Evinde yabancı yatılı yardımcı çalıştıracak, çalışan ve çalışmayan anneler için kendi tecrübelerimden derlediğim birkaç altın kuralı yazmak istiyorum

  • sizin için olduğu kadar onlar içinde aynı evi paylaşıyor olmanın zor birşey olduğunu hatırlayın
  • kendi ülkelerindeki koşullara göre çok iyi para veriyoruz demeyin, bir süre sonra onların maaşları kadar parayı düşünmeden nerelere harcadığımızı görüp, bizim koşullara ayak uyduruyorlar
  • gerçekten memnunsanız üçün beşin hesabını yapmayın, onlar için küçük rakamlar çok önemli
  • onları evin insanı gibi benimseyin öyle hissettirin
  • hele hele çocuğunuza bakıyorlarsa daha özenli olun. unutmayın o enerjiyle çocuğunuzu kucağına alacak
  • bir kendi hayatınıza bir onunkine bakın, zalim olmayın halinize şükredin
  • kendi yapamadığınız işler için istihdam ettiğiniz bu insana eleştirel bir gözle bakmayın
  • insiyatif kullanabilen bir çalışan olabilmesi için onu yüreklendirin
  • kendi ülkesinin yemeklerini yapması için izin verin

7 Ekim 2010 Perşembe

swedish seeds sergi ve seminer

Dün yağmura ve yeterince süt sağamamama rağmen seminere gitmeyi başardım.
Önce Taşkışla yerine Maçkaya gittim, hiç moralimi bozmadım ne güzel gençlerle birlikte teleferik bekliyorum. Kızlara baktım, benim kızlar nasıl görünecek bu yaşta. Zayıf mı olacaklar şişman mı, alışveriş merkezinden aldıklarını mı giyecekler ikinci el mi, ne okuyacaklar ne yiyecekler diye düşünürken kendimi Taşkışla da buldum.
Herkes güzel hazırlanmıştı. İsveçliler çok hevesli ve heyecanlıydı. Hoş geldiniz konuşmaları gereksiz uzatılmadı.
Ne yazık ki ilk iki konuşmacıyı izleyip çıkmak zorunda kaldım.
İlk konuşmacı bir anaokulu öğretmeni. Sadece kendi ülkesindeki çocukları değil çok uzak ülkelerdekileri de çok iyi tanıyan bir öğretmen. Yaklaşık beş yıllık annelik eğitimimde hep eksik kaldığını düşündüğüm oyun üzerine konuştu. Zaman nasıl geçti anlamadım.
İkinci konuşmacı mimar ya da peysaj mimarıydı. Çocuk oyun alanlarıyla ilgili bilgi verdi. Dünyadan ve ülkesinden. Sunumu bitince bir soru geldi, neden sizin ülkenizde öyle bizde böyle diye. Düşündü kadın bu bizim kültürümüz, açık havada olmanın iyi birşey olduğuna inanan bir toplumuz dedi.

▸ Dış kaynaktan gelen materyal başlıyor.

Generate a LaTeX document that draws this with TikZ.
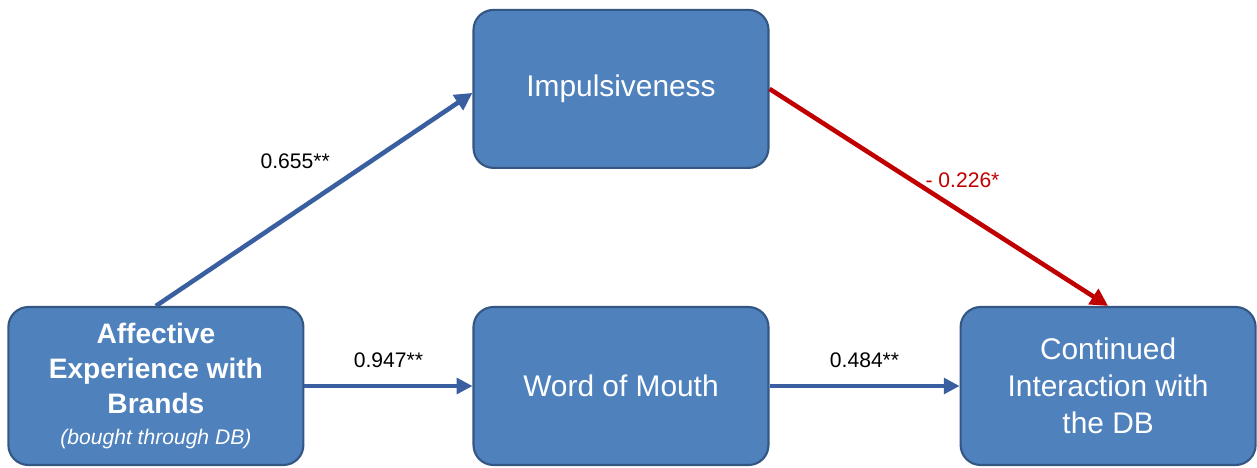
\documentclass[tikz,border=0pt]{standalone}
\usepackage{fontspec}
\setmainfont{Liberation Sans}
\usetikzlibrary{arrows.meta, positioning}

\definecolor{boxblue}{RGB}{79,129,189}
\definecolor{boxline}{RGB}{52,86,130}
\definecolor{arrowblue}{RGB}{58,95,160}
\definecolor{arrowred}{RGB}{192,0,0}

\begin{document}
\begin{tikzpicture}[
  box/.style={rectangle, rounded corners=0.4cm, draw=boxline, line width=1.2pt, fill=boxblue,
    minimum width=5.9cm, minimum height=3.16cm, align=center, text=white,
    font=\fontsize{17}{21}\selectfont},
  arrow/.style={-{Triangle[length=10pt, width=10pt]}, line width=2.6pt, draw=arrowblue},
  flat/.style={-{Triangle[length=9pt, width=9pt]}, line width=2pt, draw=arrowblue},
  coef/.style={font=\fontsize{12}{14}\selectfont, text=black}
]
\useasboundingbox (0,0) rectangle (25.14,-9.34);

% Nodes
\node (wom) [box] at (12.42,-7.72) {Word of Mouth};
\node (affect) [box, left=3.36cm of wom, font=\fontsize{16}{20}\selectfont\bfseries]
  {Affective\\Experience with\\Brands\\[-2pt]{\fontsize{12}{14}\selectfont\mdseries\itshape (bought through DB)}};
\node (impuls) [box, above=2.74cm of wom] {Impulsiveness};
\node (cont) [box, right=3.8cm of wom] {Continued\\Interaction with\\the DB};

% Arrows
\draw [arrow] (affect.north) -- node[coef, pos=0.44, above=0.7cm] {0.655**} ([yshift=-0.08cm]impuls.west);
\draw [flat] (affect) -- node[coef, above=0.22cm] {0.947**} (wom);
\draw [flat] (wom) -- node[coef, above=0.22cm] {0.484**} (cont);
\draw [arrow, draw=arrowred] (impuls.east) -- node[coef, pos=0.57, above=0.33cm, text=arrowred] {- 0.226*} (cont.north);

\end{tikzpicture}
\end{document}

Evet bu da bizim kültürümüz, çocuklarımızı üşüyecek diye kat kat giydirip, dört duvarın içine hapsedip, bir dolu oyuncağı da önüne yığıp hadi oyna deyip bilgisayarın başında kahve yudumlamak.

Oysa çocuklarımızı alıp on dakikalığna da olsa dışarı çıkıp yürüsek ve sokakta gezen kedilerin, düşen yaprakların ve yerdeki at kestanelerinin tadını çıkarsak...
Soğuktan hasta olmak konusunda bu kadar hassas olan annelere, her ay düzenli ziyaret ettikleri çocuk doktorları açık havada egzersizin bağışıklık sistemini ne kadar olumlu desteklediğini hatırlatsa keşke..

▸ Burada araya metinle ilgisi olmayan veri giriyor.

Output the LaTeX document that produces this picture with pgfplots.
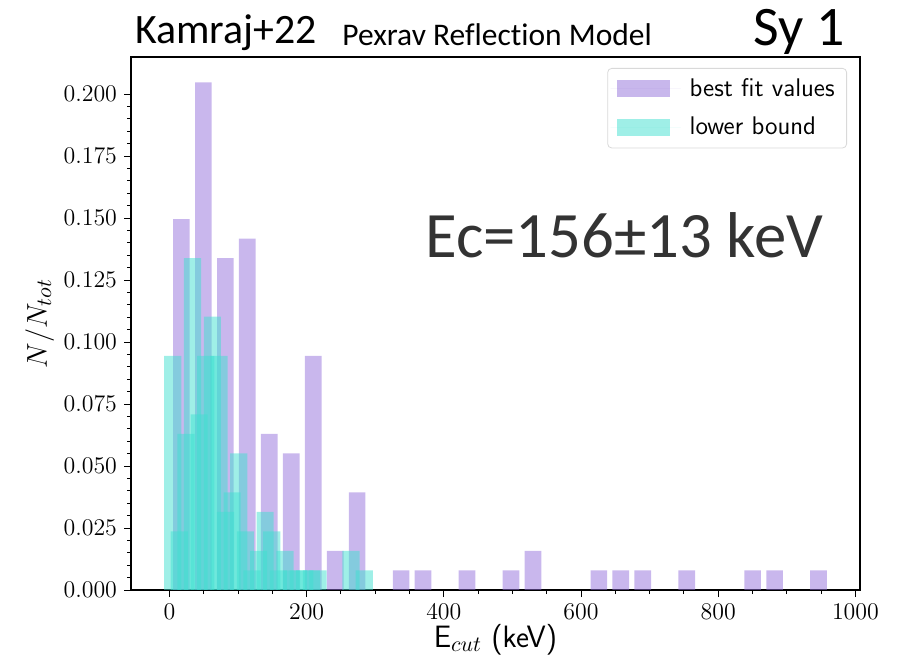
\documentclass[border=0pt]{standalone}
\usepackage{pgfplots}
\pgfplotsset{compat=1.18}
\usepackage{fontspec}
\newfontfamily\titlefont[Ligatures=NoCommon]{Carlito}
\definecolor{bfcol}{RGB}{147,112,219}
\definecolor{lbcol}{RGB}{64,224,208}
\definecolor{ectext}{RGB}{51,51,51}
\begin{document}
\begin{tikzpicture}
\path[use as bounding box] (0,0) rectangle (450bp,330bp);
\begin{axis}[
  at={(65.5bp,35bp)}, anchor=south west,
  scale only axis, width=364.5bp, height=266.5bp,
  xmin=-56.1, xmax=1006.7, ymin=0, ymax=0.215,
  xtick={0,200,400,600,800,1000},
  minor x tick num=3,
  ytick={0,0.025,0.05,0.075,0.1,0.125,0.15,0.175,0.2},
  minor y tick num=4,
  tick pos=left, tick align=outside,
  major tick length=3.5bp, minor tick length=2bp,
  tick style={black, line width=0.5bp},
  axis line style={line width=0.6bp},
  xticklabel style={/pgf/number format/1000 sep={}},
  yticklabel style={/pgf/number format/.cd, fixed, fixed zerofill, precision=3},
  scaled y ticks=false,
  ticklabel style={font=\fontsize{12.4}{14}\selectfont},
  xlabel={\textsf{E}$_{cut}$ \textsf{(keV)}},
  ylabel={$N/N_{tot}$},
  xlabel style={font=\fontsize{15.5}{17}\selectfont, yshift=4.5bp},
  ylabel style={font=\fontsize{15}{17}\selectfont, yshift=-2bp},
  legend cell align=left,
  legend style={at={(1,1)}, anchor=north east, xshift=-6.5bp, yshift=-5.5bp,
    font=\sffamily\fontsize{12.8}{15}\selectfont, draw=black!15, rounded corners=2bp,
    row sep=5bp, inner xsep=1.5bp, inner ysep=3bp,
    nodes={inner xsep=4.5bp}},
  legend image code/.code={\fill[#1, sharp corners] (0bp,-4.25bp) rectangle (26.5bp,4.25bp);
    \path (-3bp,0bp) -- (32bp,0bp);},
]
\addplot[ybar, bar width=24.3, bar shift=0pt, fill=bfcol, fill opacity=0.5, draw=none] coordinates {
(17.4,0.149606) (49.4,0.204724) (81.5,0.133858) (113.5,0.141732) (145.5,0.062992)
(177.6,0.055118) (209.6,0.094488) (241.6,0.015748) (273.6,0.039370)
(337.7,0.007874) (369.7,0.007874) (433.8,0.007874) (497.9,0.007874) (529.9,0.015748)
(626.0,0.007874) (658.0,0.007874) (690.0,0.007874) (754.1,0.007874)
(850.2,0.007874) (882.2,0.007874) (946.3,0.007874)
};
\addlegendentry{best fit values}
\addplot[ybar, bar width=25, bar shift=0pt, fill=lbcol, fill opacity=0.5, draw=none] coordinates {
(4.7,0.094488) (33.6,0.133858) (62.5,0.110236) (91.4,0.039370) (120.3,0.007874)
(149.2,0.023622) (178.0,0.007874) (206.9,0.007874) (264.7,0.015748)
};
\addlegendentry{lower bound}
\addplot[forget plot, ybar, bar width=25, bar shift=0pt, fill=lbcol, fill opacity=0.5, draw=none] coordinates {
(14.3,0.023622) (43.2,0.070866) (72.1,0.094488) (101.0,0.055118) (129.9,0.015748)
(158.8,0.007874) (187.7,0.007874) (216.6,0.007874)
};
\addplot[forget plot, ybar, bar width=25, bar shift=0pt, fill=lbcol, fill opacity=0.5, draw=none] coordinates {
(24.0,0.062992) (52.9,0.094488) (81.7,0.031496) (110.6,0.023622) (139.5,0.031496)
(168.4,0.015748) (197.3,0.007874) (284.0,0.007874)
};
\end{axis}
\node[anchor=base west, inner sep=0pt, font=\titlefont\fontsize{21}{24}\selectfont] at (67.5bp,308bp) {Kamraj+22};
\node[anchor=base west, inner sep=0pt, font=\titlefont\fontsize{15.8}{18}\selectfont] at (171bp,307bp) {Pexrav Reflection Model};
\node[anchor=base east, inner sep=0pt, font=\titlefont\fontsize{28}{32}\selectfont] at (422.5bp,307bp) {Sy 1};
\node[anchor=base west, inner sep=0pt, text=ectext, font=\titlefont\fontsize{32.5}{36}\selectfont] at (212.5bp,201bp) {Ec=156±13 keV};
\end{tikzpicture}
\end{document}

Çıkışta arabayı almadığıma üzülsem de çevreyi daha az kirlettiğime sevindim.Ayaklarım  Çin Restoranındaki
açık büfeye doğru giderken on yıl önceki Banu olmadığımı, kafamda GDOlu mısırlar patatesler ve doymamış yağlar uçuşurken oradan zevk almak yerine eziyet çekerek kalkacağımı neyse ki farkettim. Gezi'de mütevazi bir salatayla hipoglisemik nefsimi köreltip, evime gitmek üzere Üsküdar motoruna bindim.